Day 9 - Packing the bicycle

The acquisition of the bike box and packing almost rivaled an Indiana Jones script.

The information desk sent me to the long term luggage storage. The helpful gentleman there wrote the initials FGS on a post-it note, and pointed me back in the opposite direction and I was told I would find it in 30 metres. (Much later this fact was proved almost true)

So I wandered around, looking for FGS, with no success.  After lining up with my bicycle at a parcel/postage store, still no success or even hint of success.

I had plenty of time, so was not worried at this point, and back tracked to my soon to be new friend at the luggage storage. He was amazed how stupid I was, and gave me more directions, writing on the ever expanding post-it notes, that it was the "Welcome Centre" that would be the next clue to success.

I had booked my first night's accommodation in Frankfurt at the "Welcome Centre" (information), so found it easily and lined up again.
From there, I was given the next clue that I had to go through to the baggage claim. So off I walked, thinking success was near.

There was no obvious way to go back into baggage  claims area, as it is a one direction route for arriving passengers. So I headed along until I ran out of arriving terminal.
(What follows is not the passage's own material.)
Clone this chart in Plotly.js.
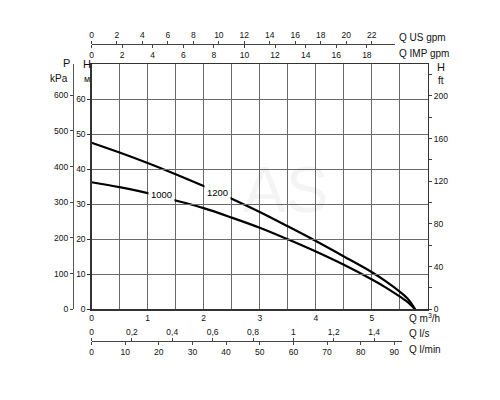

As the saying goes "when in Rome do as the Romans do", so joined the cycling terminal staff and pedalled back through the terminal pedestrian traffic to the "Welcome Centre". 

Once again, I was developing another new friend, and with more explicit instructions, I had to find a button to push and be buzzed through.

Five minutes later I was in the baggage claim area and only 30m from where the luggage storage guy had explained 40 minutes before. It was so simple!

The lost luggage guy pointed me to Belt 11 at the other end of this area. My last cycling experience in Germany was inside a baggage collection terminal!

At last I found FGS. It is where travellers with luggage damage due travelling put through their replacement luggage claim. As I was not in a position to bargain, I pull out a crisp 50 euro note and was pointed to a flat pack box. This guy became my next new friend as he threw in exclusive use of his packing tape dispenser for the next one hour and forty minutes. He refilled the dispenser and also provided some plastic bags (to hold pedals, quick release skewers and cover the greasy rear cluster)

If you have read this far you may be interested in how I packed it:
1. Removed pedals, remembering the left pedal is left hand thread.
2. Put dérailleur to smallest cog and remove both wheels.
3. Remove rear derailleur and put it in a bag. Leaving it on it the highest likelihood of damage.
4. Loosen handlebars at stem and rotate. I had to remove the Garmin GPS holder as it stuck out a bit.
5. Remove seat post with seat attached. Practice at home as a seized seat post can take hours to extract. (See preparation blog). Hint - use an aluminium seat post if possible, as carbon is prone to crushing when using a seat post rack.
6. By now there should be bike bits everywhere. Grab the lose bits and bag them in preparation for attaching then to frame or wheels in the box. There is less chance of losing bits if the box box burst open, as happened on the way over.
7.  Building the box- this box was a standard issue airline box, which means it is longer and slightly narrower then the one from the local bike shop. I think they are longer so that the rear wheel can be left on.

Knowing that Air China does not specifically mention allowing bicycle boxes, and has an overall limit for luggage of 154cm, I thought the box looked way too long so shortened it by about 600mm - hence the excessive tape usage.
Also I tapped the stapled joint as it had burst on the way over.
8. It's almost time to package the bicycle. This time I turned the frame over and the wheels fitted ok. It's best to pull the handlebars right off to make the package as narrow as possible, but rotating left it with 1 cm bulge.
9. Deflate the tires and wipe off all the dirt from tyres and frame, as customs in Australia hate dirt being brought in and will charge to clean it to their standards. I found a street cleaner in Frankfurt who kindly high pressure hosed my bicycle, but it still needed a full wipe over.
10.  Once packed, I borrowed a big, fat  marker pen and put 4 large upright arrows and wrote my name, address and phone on the box.
11. After cutting out two carry holes and reinforcing them with tape, I was ready to check in.

The box was manageable to carry, but getting a trolley made that easier. The check-in guy at first suggested that excess luggage charges would apply. After he checked, no excess was applied and my luggage was taken away to be checked through to Sydney.

 

 The bicycle was intact when I got home. On the way over the previous box burst at the staples, so lots of tape this time.

The bicycle was intact when I got home. On the way over the previous box burst at the staples, so lots of tape this time.